Students coming out of the course will have a basic understanding of the problems and solutions needed in attempting to achieve maximal performance from today's and tomorrow's computers. They should acquire the basic skills needed to program applications on a variety of parallel and distributed architectures. Moreover, they should have a good sense of why this area of Computer Science is a fruitful one for further work.

In addition to the various programming assignments, there will be a final exam and a midterm covering the non-programming aspects of the course.

LECTURES

Class are scheduled on Tuesdays and Thursdays from 9:00-10:20 in Salomon 003. Lectures will generally involve going over and expanding material from the texts with an emphasis on how the concepts and techniques are actually used in real systems.

COLLABORATION POLICY

Students may, at their discretion, work together on the programming assignments. If they do so, the program that is turned in will be expected to be more sophisticated and complete. Moreover, all students working on an assignment are expected to be familiar with the design and implementation of the overall system.

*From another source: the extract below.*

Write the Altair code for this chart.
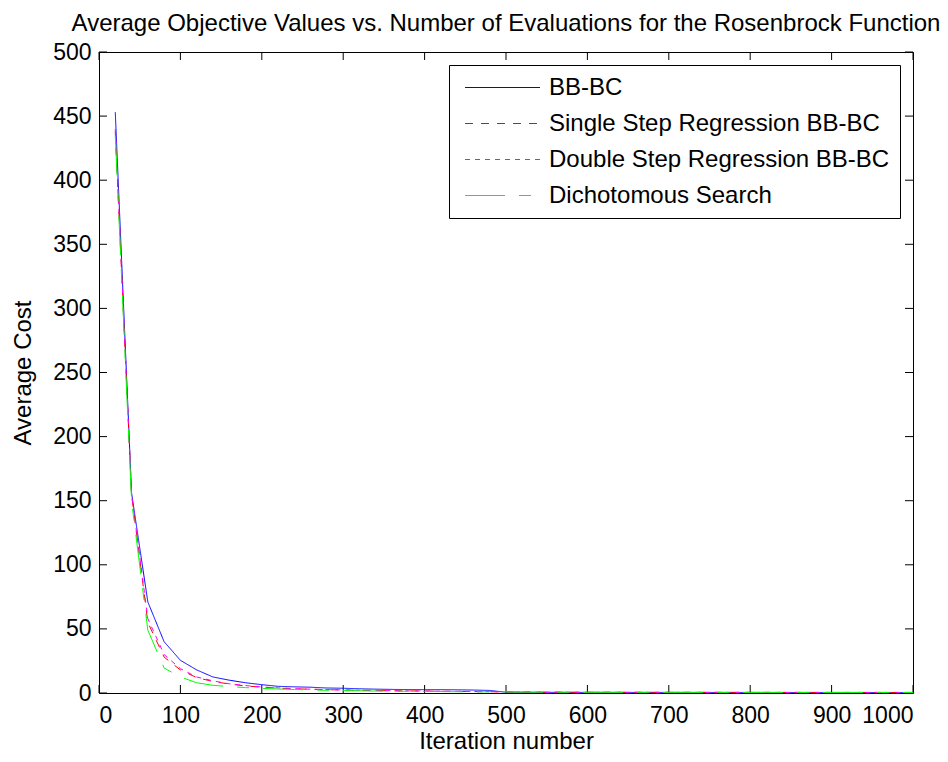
import altair as alt
import pandas as pd

FONT = "Liberation Sans"

iters = list(range(20, 1001, 20))

bbbc = [453, 156, 71, 40, 25.5, 18, 12.5, 10, 8, 6.5,
        5.2, 4.8, 4.5, 3.9, 3.7, 3.3, 3.0, 2.8, 2.7, 2.6,
        2.6, 2.5, 2.3, 2.0, 0.6, 0.55, 0.5, 0.5, 0.48, 0.47,
        0.46, 0.45, 0.45, 0.44, 0.44, 0.43, 0.43, 0.42, 0.42, 0.41,
        0.41, 0.40, 0.40, 0.40, 0.39, 0.39, 0.39, 0.38, 0.38, 0.38]

single = [438, 155, 55, 28, 18, 12, 9, 7, 5.5, 4.5,
          3.8, 3.3, 2.9, 2.6, 2.3, 2.1, 1.9, 1.7, 1.6, 1.5,
          1.3, 1.2, 1.1, 1.0, 0.8, 0.7, 0.65, 0.6, 0.58, 0.56,
          0.55, 0.54, 0.53, 0.52, 0.51, 0.50, 0.50, 0.49, 0.48, 0.48,
          0.47, 0.47, 0.46, 0.46, 0.45, 0.45, 0.44, 0.44, 0.43, 0.43]

double = [440, 155, 58, 30, 19, 12.5, 9.5, 7.2, 5.8, 4.7,
          4.0, 3.4, 3.0, 2.7, 2.4, 2.2, 2.0, 1.8, 1.7, 1.6,
          1.4, 1.3, 1.2, 1.1, 0.9, 0.8, 0.7, 0.65, 0.6, 0.58,
          0.56, 0.55, 0.54, 0.53, 0.52, 0.51, 0.50, 0.50, 0.49, 0.48,
          0.48, 0.47, 0.47, 0.46, 0.46, 0.45, 0.45, 0.44, 0.44, 0.43]

dicho = [435, 150, 49, 19.5, 12.5, 8, 6, 5, 4.2, 3.6,
         3.1, 2.7, 2.4, 2.1, 1.9, 1.7, 1.5, 1.4, 1.3, 1.2,
         1.1, 1.0, 0.9, 0.85, 0.8, 0.7, 0.65, 0.6, 0.58, 0.55,
         0.54, 0.53, 0.52, 0.51, 0.50, 0.50, 0.49, 0.48, 0.48, 0.47,
         0.47, 0.46, 0.46, 0.45, 0.45, 0.44, 0.44, 0.43, 0.43, 0.42]

series_names = ["BB-BC", "Single Step Regression BB-BC",
                "Double Step Regression BB-BC", "Dichotomous Search"]
series_values = [bbbc, single, double, dicho]
series_colors = ["#0000ff", "#ff0000", "#ff00ff", "#00ff00"]
series_dash = [[1, 0], [8, 8], [5, 5], [40, 14, 12, 14]]

x_ticks = list(range(0, 1001, 100))
y_ticks = list(range(0, 501, 50))

title_text = "Average Objective Values vs. Number of Evaluations for the Rosenbrock Function"

rows = []
for name, vals in zip(series_names, series_values):
    for it, v in zip(iters, vals):
        rows.append({"iter": it, "cost": v, "series": name})
df = pd.DataFrame(rows)

W, H = 814, 641
TICK = 8

xscale = alt.Scale(domain=[0, 1000], nice=False, zero=False)
yscale = alt.Scale(domain=[0, 500], nice=False, zero=False)

legend = alt.Legend(
    title=None, orient="none", legendX=350, legendY=13,
    symbolType="M-3.125,0H3.125", symbolSize=576, symbolStrokeWidth=1,
    symbolOffset=31, labelOffset=34, padding=10, rowPadding=11,
    labelFont=FONT, labelFontSize=24, labelColor="black", labelLimit=600,
    strokeColor="black", fillColor="white",
)

lines = alt.Chart(df).mark_line(strokeWidth=1, clip=True).encode(
    x=alt.X("iter:Q", scale=xscale,
            axis=alt.Axis(values=x_ticks, title="Iteration number", format="d",
                          labelPadding=11, titlePadding=2)),
    y=alt.Y("cost:Q", scale=yscale,
            axis=alt.Axis(values=y_ticks, title="Average Cost", format="d",
                          labelPadding=8, titlePadding=17)),
    color=alt.Color("series:N", sort=series_names,
                    scale=alt.Scale(domain=series_names, range=series_colors),
                    legend=legend),
    strokeDash=alt.StrokeDash("series:N", sort=series_names,
                              scale=alt.Scale(domain=series_names, range=series_dash),
                              legend=legend),
)

xt = pd.DataFrame({"iter": x_ticks})
yt = pd.DataFrame({"cost": y_ticks})

bottom_ticks = alt.Chart(xt).mark_rule(strokeWidth=1).encode(
    x=alt.X("iter:Q", scale=xscale), y=alt.value(H), y2=alt.value(H - TICK))
top_ticks = alt.Chart(xt).mark_rule(strokeWidth=1).encode(
    x=alt.X("iter:Q", scale=xscale), y=alt.value(0), y2=alt.value(TICK))
left_ticks = alt.Chart(yt).mark_rule(strokeWidth=1).encode(
    y=alt.Y("cost:Q", scale=yscale), x=alt.value(0), x2=alt.value(TICK))
right_ticks = alt.Chart(yt).mark_rule(strokeWidth=1).encode(
    y=alt.Y("cost:Q", scale=yscale), x=alt.value(W), x2=alt.value(W - TICK))

chart = alt.layer(bottom_ticks, top_ticks, left_ticks, right_ticks, lines).properties(
    width=W, height=H,
    title=alt.TitleParams(title_text, font=FONT, fontSize=24, fontWeight="normal",
                          color="black", anchor="middle", offset=5),
    autosize=alt.AutoSizeParams(type="none"),
    padding={"left": 91, "top": 44, "right": 27, "bottom": 60},
).configure_view(
    stroke="black", strokeWidth=1
).configure_rule(
    color="black"
).configure_axis(
    domain=False, ticks=False, grid=False,
    labelFont=FONT, labelFontSize=23, labelColor="black",
    titleFont=FONT, titleFontSize=24, titleFontWeight="normal", titleColor="black",
)

chart.save("out.html", embed_options={"renderer": "svg", "actions": False})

Suggested extensions for multi-person projects will be included in the homework assignments. The midterm and final are to be done individually with no collaboration.

GRADES

Grades will be determined from the six programming assignments (60%), class participation (10%), the midterm (10%), and the final (20%).

TEXTBOOKS

There are three text books for this course. The first, Andrews' Foundations of Multithreaded, Parallel, and Distributed Programming , will be used to supply much of the material for the distributed computing portions of the course and overview material for the parallel aspects. It will be supplemented with other readings and lectures for the internet portions of the course. The second text, Pacheco's Parallel Programming with MPI , will be used as a basic introduction to MPI. If you prefer reading the MPI manual or some other MPI description, you can probably substitute it for this text. The third text, Wilkinson and Allen's Parallel Programming , will be used to cover some of the in-depth issues involving parallel algorithms and techniques. It is listed as optional since we will be making only limited use of the material.

ACCOUNTS

The various programming assignments will be done on the Suns. For those who do not have Sun accounts, we will provide accounts appropriately. We will also provide the appropriate course package to plug into your account.

OFFICE HOURS

The TA for the course is Ioannis Tsochantaridis (it@cs.brown.edu). TA hours will be set up as needed. Mr. Reiss does not maintain office hours, but is generally available in his office from 8 to 5 weekdays, and is available by email as spr.